This post was originally published on October 13, 2014.
When you were younger your mother probably let you play outside all the time but with the understanding that you wouldn’t talk to strangers.
Times have changed since then though and now no parent would risk letting their child out of their sight for too long – the risks are just far too great these days and the consequences of a bad decision can be both tragic and permanent.
But you’re lucky – you learned a lesson that will stay with you forever and not only make you a better parent but a safer computer user too. After all, if you wouldn’t trust a strange person, why would you trust an email attachment or a USB stick of unknown origin?
Alas, not everyone is quite so savvy though.
Socially engineered inducements aside, even the more obvious lures are often overlooked by the click-happy user who has become used to opening everything and anything from sources they believe they can trust as well as those they really should be dubious of.
The good news is that such a lapse in secure methods of working can be combated to varying degrees by security awareness training which, thankfully, is increasingly available via government initiatives and through employee schemes which are designed primarily to protect business data but which can be useful for the user at home too.
The not-so-good news is that even an awareness of potential security headaches can prove insufficient at times, as evidenced by a sneaky new malware delivery option discovered by two researchers from German security company SR Labs.
At the end of July, Jakob Lell and Karsten Nohl used the Black Hat conference in LA as an opportunity to demonstrate how it may be possible to take the firmware within a USB stick and reprogram it with something far more malicious in nature.
Given the seriousness of the attacks that could ensue, Lell and Nohl decided to keep the coding to themselves in a move which could arguably be worthy of criticism because publication could have led to countermeasures being developed.
USB Malware
Nevertheless BadUSB, which the pair described as an attack vector which could be “installed on a USB device to completely take over a PC, invisibly alter files installed from the memory stick, or even redirect the user’s internet traffic,” has now been built upon by researchers Adam Caudill and Brandon Wilson who have uploaded the code to software repository GitHub where any interested party can download it from.
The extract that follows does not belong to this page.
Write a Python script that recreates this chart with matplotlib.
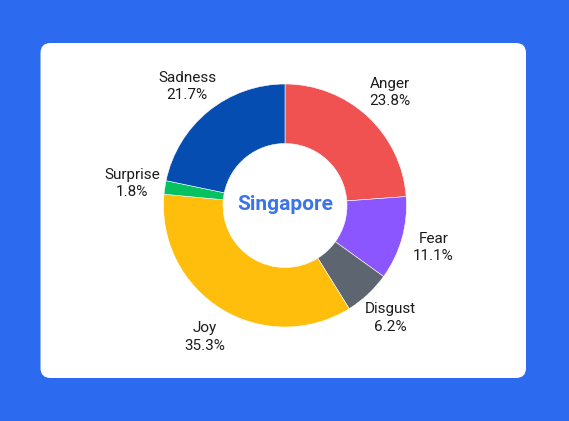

Their decision, which of course puts the code within easy reach of the bad guys, is a strategy with some level of risk attached but, as the pair told the Derbycon hacker conference in Louisville Kentucky a fortnight ago, such information “shouldn’t be held back,” with Caudill saying “If you’re going to prove that there’s a flaw, you need to release the material so people can defend against it.”
Now that the information is out there, and easy to find, the emphasis on fixing the flaw has been shifted very firmly onto the shoulders of those who provide the hardware – those companies that manufacture and market USB sticks – and neither are likely to react quickly.
In the meantime, companies and individuals who rely upon USB sticks have two distinct options apart from waiting – they can either be extremely careful about what they slide into their USB slots or they can take their chances with a semi-patch put forward by Caudill and Wilson.
The duo’s ‘Add no-boot-mode’ patch has limited usefulness as it requires a manual modification and does not work with every device. It also doesn’t prevent firmware reprogramming if an attacker has physical access to a drive – another fiddly fix is required for that which involves using epoxy to block ‘pin shorting’ of the device.
Caudill, talking to Wired, explained how physically preventing a ‘hard reset’ on a USB device could help:
“With boot mode disabled an attacker can still alter a USB stick’s firmware if he or she has physical access to a thumb drive, using a technique called “pin shorting.” That method involves plugging the drive into a computer while placing a piece of conductive metal across two or three of the pins that connect the controller chip to the USB stick’s circuit board.”
While such an attack is not overly likely to affect you, it would be extremely damaging if it did. Therefore we recommend thinking very carefully before using a USB stick unless you know where it has come from and what it has been used for. As for ‘pin shorting’ that’s something that is very much ‘at your own risk’ should you decide to attempt it.